He Puts Down and Lifts Up

Sound Words graphicThe book of Esther illustrates God’s silent hand of providence working in ordinary ways, using everyday events, and accomplishing his will even through flawed individuals. In the first chapter, queen Vashti rebels against the king and is deposed. The second chapter, describing the king’s selection of a new queen, is a real-life illustration of Psalm 75:6–7. “For not from the east or from the west and not from the wilderness comes lifting up, but it is God who executes judgment, putting down one and lifting up another” (ESV).

After deposing his queen, King Ahasuerus began to have second thoughts (2:1). As a greedy and lustful man who desired female companionship, he set about acquiring a new queen. The king’s selection criteria were not very rigid—he simply had attractive girls brought to him (2:2). In his lustfulness and greed for power, he chose a new queen (2:3–4). How could God work here?

Since Esther apparently met the beauty requirements of the king, she was taken to the palace as one of the women from which King Ahasuerus was to choose (2:8). Esther does not seem to be a model of purity and conviction (compare her actions with Daniel’s, another Jewish young person in a pagan king’s court). When Esther went to the king, she won this pagan’s heart (2:15–16). He immediately called an end to the parade of women and proclaimed Esther queen (2:17).

Where is God in all of this? Even in what might appear to be random actions, God’s hand is at work, working through (and often in spite of) sinful people, using them to accomplish his will. God silently used a stubborn queen (Vashti) and a lustful king (Ahasuerus) to bring a compromising Jewish girl (Esther) to a position of power. Furthermore, in the first verse of chapter three, we find a treacherous man (Haman) elevated to the second highest position in the kingdom. The crisis Esther would be able to avert was not even on the horizon when she became queen, but God was working all things according to his perfect will.

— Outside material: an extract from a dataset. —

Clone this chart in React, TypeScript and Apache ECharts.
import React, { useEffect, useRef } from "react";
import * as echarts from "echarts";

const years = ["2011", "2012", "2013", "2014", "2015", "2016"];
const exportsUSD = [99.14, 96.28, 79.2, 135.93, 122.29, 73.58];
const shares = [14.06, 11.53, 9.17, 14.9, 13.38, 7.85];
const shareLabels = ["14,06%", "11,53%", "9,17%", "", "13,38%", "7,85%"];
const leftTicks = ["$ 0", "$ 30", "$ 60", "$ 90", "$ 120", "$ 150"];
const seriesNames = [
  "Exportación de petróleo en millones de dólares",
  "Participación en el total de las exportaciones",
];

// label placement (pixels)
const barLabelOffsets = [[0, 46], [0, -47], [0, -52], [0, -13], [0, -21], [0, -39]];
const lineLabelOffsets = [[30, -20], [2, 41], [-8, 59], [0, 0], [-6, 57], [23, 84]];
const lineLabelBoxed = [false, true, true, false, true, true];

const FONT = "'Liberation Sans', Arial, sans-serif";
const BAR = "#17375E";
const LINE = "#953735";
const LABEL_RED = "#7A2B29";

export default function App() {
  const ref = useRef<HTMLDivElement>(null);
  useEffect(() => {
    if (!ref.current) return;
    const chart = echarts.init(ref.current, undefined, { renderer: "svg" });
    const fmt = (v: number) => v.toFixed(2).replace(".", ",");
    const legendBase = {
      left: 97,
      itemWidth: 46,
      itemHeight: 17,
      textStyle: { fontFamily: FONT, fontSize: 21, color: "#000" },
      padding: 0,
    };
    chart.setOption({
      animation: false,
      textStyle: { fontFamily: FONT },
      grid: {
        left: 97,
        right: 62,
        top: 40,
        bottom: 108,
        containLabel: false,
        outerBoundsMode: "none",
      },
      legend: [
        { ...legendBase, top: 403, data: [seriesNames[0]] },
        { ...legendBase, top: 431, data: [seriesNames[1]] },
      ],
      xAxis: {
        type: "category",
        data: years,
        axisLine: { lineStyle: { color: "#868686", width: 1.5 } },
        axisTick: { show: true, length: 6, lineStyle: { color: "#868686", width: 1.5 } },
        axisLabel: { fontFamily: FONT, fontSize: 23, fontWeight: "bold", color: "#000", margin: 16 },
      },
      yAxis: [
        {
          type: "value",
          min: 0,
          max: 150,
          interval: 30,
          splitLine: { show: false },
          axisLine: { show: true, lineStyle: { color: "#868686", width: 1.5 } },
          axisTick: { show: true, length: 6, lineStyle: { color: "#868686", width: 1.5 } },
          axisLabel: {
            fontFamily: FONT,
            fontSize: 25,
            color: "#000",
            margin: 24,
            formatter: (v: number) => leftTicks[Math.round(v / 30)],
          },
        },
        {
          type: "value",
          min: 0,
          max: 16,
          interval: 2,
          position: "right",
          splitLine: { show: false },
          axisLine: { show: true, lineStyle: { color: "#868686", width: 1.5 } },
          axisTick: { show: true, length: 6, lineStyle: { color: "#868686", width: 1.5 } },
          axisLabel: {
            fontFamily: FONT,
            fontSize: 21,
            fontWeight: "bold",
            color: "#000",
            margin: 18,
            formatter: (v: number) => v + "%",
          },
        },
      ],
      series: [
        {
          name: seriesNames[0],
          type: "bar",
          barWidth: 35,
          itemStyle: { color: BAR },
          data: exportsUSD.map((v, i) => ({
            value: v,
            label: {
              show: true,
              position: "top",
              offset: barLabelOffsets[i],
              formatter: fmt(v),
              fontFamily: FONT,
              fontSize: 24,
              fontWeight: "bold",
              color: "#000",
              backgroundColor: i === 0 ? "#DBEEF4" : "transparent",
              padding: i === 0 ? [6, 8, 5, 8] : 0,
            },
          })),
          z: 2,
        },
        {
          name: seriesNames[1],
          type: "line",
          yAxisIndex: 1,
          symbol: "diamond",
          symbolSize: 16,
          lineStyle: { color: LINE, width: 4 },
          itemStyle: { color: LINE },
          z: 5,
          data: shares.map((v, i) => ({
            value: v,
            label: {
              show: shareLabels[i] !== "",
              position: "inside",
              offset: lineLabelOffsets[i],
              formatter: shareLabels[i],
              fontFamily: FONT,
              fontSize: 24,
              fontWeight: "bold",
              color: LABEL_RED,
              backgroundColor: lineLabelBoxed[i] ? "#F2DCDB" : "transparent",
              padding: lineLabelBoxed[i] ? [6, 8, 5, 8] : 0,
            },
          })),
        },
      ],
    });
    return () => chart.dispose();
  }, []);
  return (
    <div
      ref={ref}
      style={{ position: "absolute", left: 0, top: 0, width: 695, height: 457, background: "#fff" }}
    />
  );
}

As a side note, Haman certainly received his comeuppance, but not as a matter of justice or punishment for his wickedness. The king charged Haman with treason for plotting to kill the queen—but Haman didn’t know Esther was a Jew! Then when the king returned, he construed Haman’s actions as inappropriate advances—a total misunderstanding! God used even the king’s confusion to remove Haman from power. The book of Esther is the story of God’s providence, told without even mentioning his name.

Because of God’s sovereign providence, we can say with complete confidence that every person in authority is there because God placed him there.